Borders and places of significance are visible with a laser pointer.

"Find the longest rivers and the highest mountains and different climates, where things grow and where different animals live,” says David Killion, of Mobile Ed Productions. “It's a great way to just cover a ton of social studies."

It's a new kind of education.

"So this is a way that they're not just looking at a small globe in the class or just on a map in a book. They actually get to experience what it looks like and they get to go inside and see the earth from the inside out,” says PTA President Kathy Goldstein.

The kids love it.

"Of course, ya know -- something unusual, but it's a different kind of a perspective,” Killion says.

It's a trip around the earth for an interactive education that makes learning fun.

"These kids, they don't know a world without computers -- everything they do,” Goldstein says.

Gabe gets a different view of the world.

"You can just look up and see all the continents and you just learn a lot about it,” he says.

It’s an up close and personal way of learning.

According to Killion, it kind of draws things together in a holistic way.

Gabe gains more doing this than in a classroom.

"Because you get to actually see a big visual like globe and you're not just looking at a textbook on the flat,” the fifth-grader says. “It's like, you actually get to see what the Earth would look like in space."

A visit to the Earth dome helps kids better understand the scale of concepts such as continents, time zones, latitude, longitude and more.

It’s an experience not soon forgotten.

____________________________

From the Earth to the sky.

Emerson Elementary brought learning to life on a scale they never thought possible.
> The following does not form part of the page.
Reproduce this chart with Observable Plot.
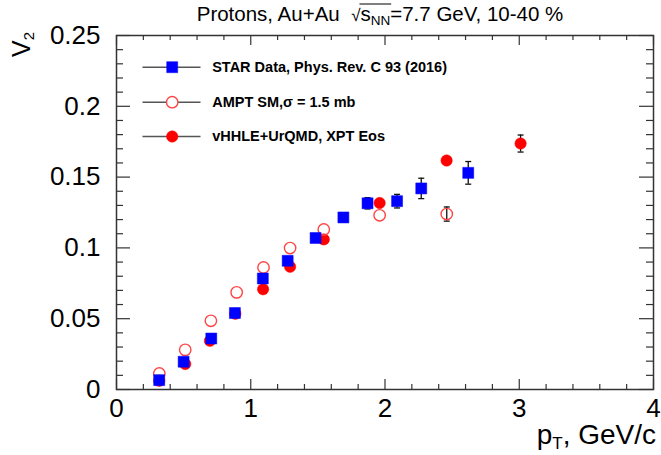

David Killion, from Mobile Ed Productions stopped by for a hands-on geography lesson with the Earth Dome, a 19-foot inflatable globe made of satellite photographs.

The detail from the photos is 30 miles per inch on the globe.

He talks about different countries, the environment, weather and more.

"I use a laser pointer to point out borders and significant things, find the longest rivers and the highest mountains and different climates, where things grow and where different animals live," Killion says. "It's a great way to just cover a ton of social studies."

He says kids love the globe.

It's something unusual and provides a perspective unlike what they get in a classroom with maps or a small globe, videos or books.